For one thing, I don't think the labor unions have received any of those benefits.

Today's largely favorable Christie coverage shows how Gottlieb, Columnist Charles Stile and other staffers have been sitting on the edge of their seats for at least two years, promoting the governor's White House dreams.

On Saturday's front page, Stile's boring political column discussed how the pathetic Mitt Romney's decision not to run for a third time in 2016 might affect Christie.

Media vultures

Again, today's Page 1 image from an Islamic State video "in the slaying of Japanese journalist Kenji Goto" only encourages more terrorist brutality.

Why does the irresponsible Gottlieb keep on running the story on the front page?

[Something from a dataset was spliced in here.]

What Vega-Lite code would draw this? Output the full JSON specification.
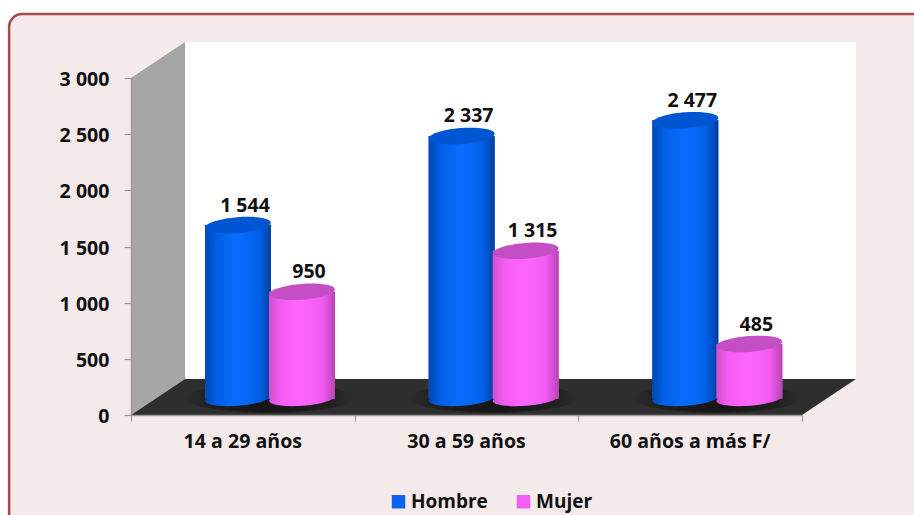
{
"$schema":"https://vega.github.io/schema/vega-lite/v6.json",
"width":671,"height":337,
"autosize":{"type":"none"},
"padding":{"left":131,"top":78,"right":112,"bottom":100},
"background":"#ffffff",
"config":{"view":{"stroke":null},"font":"Open Sans","locale":{"number":{"decimal":".","thousands":" ","grouping":[3],"currency":["",""]}}},
"datasets":{
"chart":[
{"grupo":"14  a 29 años","sexo":"Hombre","valor":1544},
{"grupo":"14  a 29 años","sexo":"Mujer","valor":950},
{"grupo":"30 a 59 años","sexo":"Hombre","valor":2337},
{"grupo":"30 a 59 años","sexo":"Mujer","valor":1315},
{"grupo":"60 años a más F/","sexo":"Hombre","valor":2477},
{"grupo":"60 años a más F/","sexo":"Mujer","valor":485}
],
"panel":[{"a":-0.545,"b":3.6,"low":-1100,"high":3570}],
"back":[{"a":0.2414,"b":3.2414,"low":320,"high":3320}],
"wall":[{"a":0,"low":0,"high":3000},{"a":0.2414,"low":320,"high":3320}],
"floor":[{"a":0,"low":0,"high":0},{"a":0.2414,"low":0,"high":320},{"a":3,"low":0,"high":320},{"a":3.2414,"low":320,"high":320}]
},
"resolve":{"scale":{"x":"independent"},"axis":{"x":"independent"}},
"layer":[
{"layer":[
{"data":{"name":"panel"},"mark":{"type":"rect","fill":"#f4eaea","stroke":"#a84a4c","strokeWidth":2.5,"cornerRadius":13},
"encoding":{
"x":{"field":"a","type":"quantitative","title":null,"scale":{"domain":[0,3],"nice":false,"zero":false},
"axis":{"values":[0,1,2,3],"labels":false,"title":null,"grid":false,"domainColor":"#9a9a9a","domainWidth":1.5,"tickColor":"#9a9a9a","tickWidth":1.2,"tickSize":6,"zindex":1}},
"x2":{"field":"b"},
"y":{"field":"low","type":"quantitative","title":null,"scale":{"domain":[0,3000],"nice":false,"zero":false},
"axis":{"values":[0,500,1000,1500,2000,2500,3000],"format":",.0f","title":null,"grid":false,"domainColor":"#9a9a9a","domainWidth":1.5,"tickColor":"#9a9a9a","tickWidth":1.2,"tickSize":7,"labelFont":"Open Sans","labelFontWeight":"bold","labelFontSize":19.6,"labelColor":"#111111","labelPadding":15,"labelOffset":1.5,"zindex":1}},
"y2":{"field":"high"}}},
{"data":{"name":"back"},"mark":{"type":"rect","fill":"#ffffff"},
"encoding":{"x":{"field":"a","type":"quantitative"},"x2":{"field":"b"},"y":{"field":"low","type":"quantitative"},"y2":{"field":"high"}}},
{"data":{"name":"wall"},"mark":{"type":"area","orient":"vertical","fill":"#a6a6a6"},
"encoding":{"x":{"field":"a","type":"quantitative"},"y":{"field":"low","type":"quantitative"},"y2":{"field":"high"}}},
{"data":{"name":"floor"},"mark":{"type":"area","orient":"vertical","fill":"#2e2e2e"},
"encoding":{"x":{"field":"a","type":"quantitative"},"y":{"field":"low","type":"quantitative"},"y2":{"field":"high"}}}
]},
{"data":{"name":"chart"},
"encoding":{
"x":{"field":"grupo","type":"nominal","title":null,"sort":null,"scale":{"paddingInner":0,"paddingOuter":0},
"axis":{"orient":"bottom","labelAngle":0,"domain":false,"ticks":false,"title":null,"labelFont":"Open Sans","labelFontWeight":"bold","labelFontSize":19.6,"labelColor":"#111111","labelPadding":17,"zindex":1}},
"xOffset":{"field":"sexo","type":"nominal","scale":{"domain":["Hombre","Mujer"],"paddingInner":0,"paddingOuter":0.747,"align":0.784}}
},
"layer":[
{"transform":[{"filter":"datum.sexo==='Hombre'"}],"mark":{"type":"point","shape":"M-1 0A1 0.17 0 1 1 1 0A1 0.17 0 1 1 -1 0Z","filled":true,"opacity":1,"size":28900,"xOffset":27,"yOffset":-17,"strokeWidth":0,
"fill":{"gradient":"radial","stops":[{"offset":0,"color":"rgba(10,10,10,0.7)"},{"offset":0.7,"color":"rgba(10,10,10,0.4)"},{"offset":1,"color":"rgba(10,10,10,0)"}]}},
"encoding":{"xOffset":null,"y":{"datum":0,"type":"quantitative"}}},
{"mark":{"type":"bar","width":66,"yOffset":-16.5,"y2Offset":-16.5},
"encoding":{"y":{"field":"valor","type":"quantitative","stack":null},"y2":{"datum":0},
"color":{"field":"sexo","type":"nominal","scale":{"domain":["Hombre","Mujer"],"range":["#0a63f0","#f45cf4"]},
"legend":{"title":null,"orient":"none","legendX":258,"legendY":414,"direction":"horizontal","symbolType":"square","symbolSize":180,"symbolStrokeWidth":0,"labelFont":"Open Sans","labelFontWeight":"bold","labelFontSize":19,"labelColor":"#111111","labelOffset":3,"columnPadding":26}}}},
{"transform":[{"filter":"datum.sexo==='Hombre'"}],"layer":[
{"mark":{"type":"point","shape":"M-0.997 0.078A1 0.22 -4.5 1 1 0.997 -0.078A1 0.22 -4.5 1 1 -0.997 0.078Z","filled":true,"opacity":1,"size":4356,"yOffset":-16.5,"strokeWidth":0,
"fill":{"gradient":"linear","x1":0,"x2":1,"y1":0,"y2":0,"stops":[{"offset":0,"color":"#0048b4"},{"offset":0.18,"color":"#0060e6"},{"offset":0.5,"color":"#0a6cff"},{"offset":0.82,"color":"#0060e6"},{"offset":1,"color":"#003f9f"}]}},
"encoding":{"y":{"datum":0,"type":"quantitative"}}},
{"mark":{"type":"bar","width":66,"yOffset":-16.5,"y2Offset":-16.5,
"fill":{"gradient":"linear","x1":0,"x2":1,"y1":0,"y2":0,"stops":[{"offset":0,"color":"#0048b4"},{"offset":0.18,"color":"#0060e6"},{"offset":0.5,"color":"#0a6cff"},{"offset":0.82,"color":"#0060e6"},{"offset":1,"color":"#003f9f"}]}},
"encoding":{"y":{"field":"valor","type":"quantitative","stack":null},"y2":{"datum":0}}},
{"mark":{"type":"point","shape":"M-0.997 0.078A1 0.24 -4.5 1 1 0.997 -0.078A1 0.24 -4.5 1 1 -0.997 0.078Z","filled":true,"opacity":1,"size":4356,"yOffset":-16.5,"strokeWidth":0,"fill":"#0056d2"},
"encoding":{"y":{"field":"valor","type":"quantitative"}}}
]},
{"transform":[{"filter":"datum.sexo==='Mujer'"}],"layer":[
{"mark":{"type":"point","shape":"M-0.997 0.078A1 0.22 -4.5 1 1 0.997 -0.078A1 0.22 -4.5 1 1 -0.997 0.078Z","filled":true,"opacity":1,"size":4356,"yOffset":-16.5,"strokeWidth":0,
"fill":{"gradient":"linear","x1":0,"x2":1,"y1":0,"y2":0,"stops":[{"offset":0,"color":"#d050d0"},{"offset":0.18,"color":"#f45cf4"},{"offset":0.5,"color":"#ff66ff"},{"offset":0.82,"color":"#f05af0"},{"offset":1,"color":"#b844b4"}]}},
"encoding":{"y":{"datum":0,"type":"quantitative"}}},
{"mark":{"type":"bar","width":66,"yOffset":-16.5,"y2Offset":-16.5,
"fill":{"gradient":"linear","x1":0,"x2":1,"y1":0,"y2":0,"stops":[{"offset":0,"color":"#d050d0"},{"offset":0.18,"color":"#f45cf4"},{"offset":0.5,"color":"#ff66ff"},{"offset":0.82,"color":"#f05af0"},{"offset":1,"color":"#b844b4"}]}},
"encoding":{"y":{"field":"valor","type":"quantitative","stack":null},"y2":{"datum":0}}},
{"mark":{"type":"point","shape":"M-0.997 0.078A1 0.24 -4.5 1 1 0.997 -0.078A1 0.24 -4.5 1 1 -0.997 0.078Z","filled":true,"opacity":1,"size":4356,"yOffset":-16.5,"strokeWidth":0,"fill":"#c44fc4"},
"encoding":{"y":{"field":"valor","type":"quantitative"}}}
]},
{"mark":{"type":"text","font":"Open Sans","fontWeight":"bold","fontSize":19.5,"color":"#111111","dx":7,"yOffset":-36,"baseline":"middle"},
"encoding":{"y":{"field":"valor","type":"quantitative"},"text":{"field":"valor","type":"quantitative","format":","}}}
]}
]}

The rest of A-1 today is wasted on the Super Toilet Bowl.

Municipal news

Today's Local section is filled with legitimate municipal news for a change, but stories from Hackensack and Teaneck have been conspicuously absent lately.

Four out of five stories on Saturday's Local front reported on employment issues in Paterson and Emerson, and on the police in Glen Rock and Lodi.

The fifth story was about the sentencing of a former Paterson auxiliary officer who tried to cover up the death of a motorcyclist.

The rest of Saturday's Local section was mostly Law & Order and court news, as if the municipal staff and local assignment editors in Woodland Park took Friday off.

Kelly on 'Sniper'

Hard to believe New Jersey columnist Mike Kelly couldn't find anything else to write about today except "an extraordinarily subtle but deeply significant fact" in the film "American Sniper" (O-1).

The punch line?

"The hero at the center of the story, Chris Kyle, served four tours in Iraq." (%$&!!!*()@???)

'Rape' or not?

If a grand jury voted against indicting four William Paterson University students on charges of sexual assault, or rape, why did the banner headline on Friday's and Saturday's front page refer to a "rape case"?

It wasn't, after all, a case of rape. The headline should have used the phrase "rape charges" or "alleged rape."

Free country

I guess emergency room doctor and pilot Christopher Okechukwu of Paramus has every right to commute in a 1976 Cessna 150 (Friday's gee-whiz story on A-1).

But after the engine sputtered and he landed on a highway in West Milford, shouldn't he reimburse the town and any other first responders?

Property taxpayers shouldn't have to subsidize the wealthy doctor's joy rides.

Blizzard fizzled

Last Tuesday's "Blizzard of '15" edition was really embarrassing, though not quite as bad as the incorrect banner headline that ran in The Chicago Tribune on Nov. 3,  1948:

"DEWEY DEFEATS TRUMAN"

The Record's stories, under the banner "READY FOR THE WORST," called the storm potentially one of the biggest in decades and reported a virtual lockdown on transportation.

Maybe, it's a good thing The Record wasn't able to deliver the paper to subscribers -- even though fewer than 6 inches of snow fell in some places -- telling them in an e-mail to look at a digital version online.

Next time, instead of swallowing whole all that hysterical TV news hype, The Record should put a story on Page 1 explaining just how many times forecasts have been right and wrong to put the developing storm in perspective.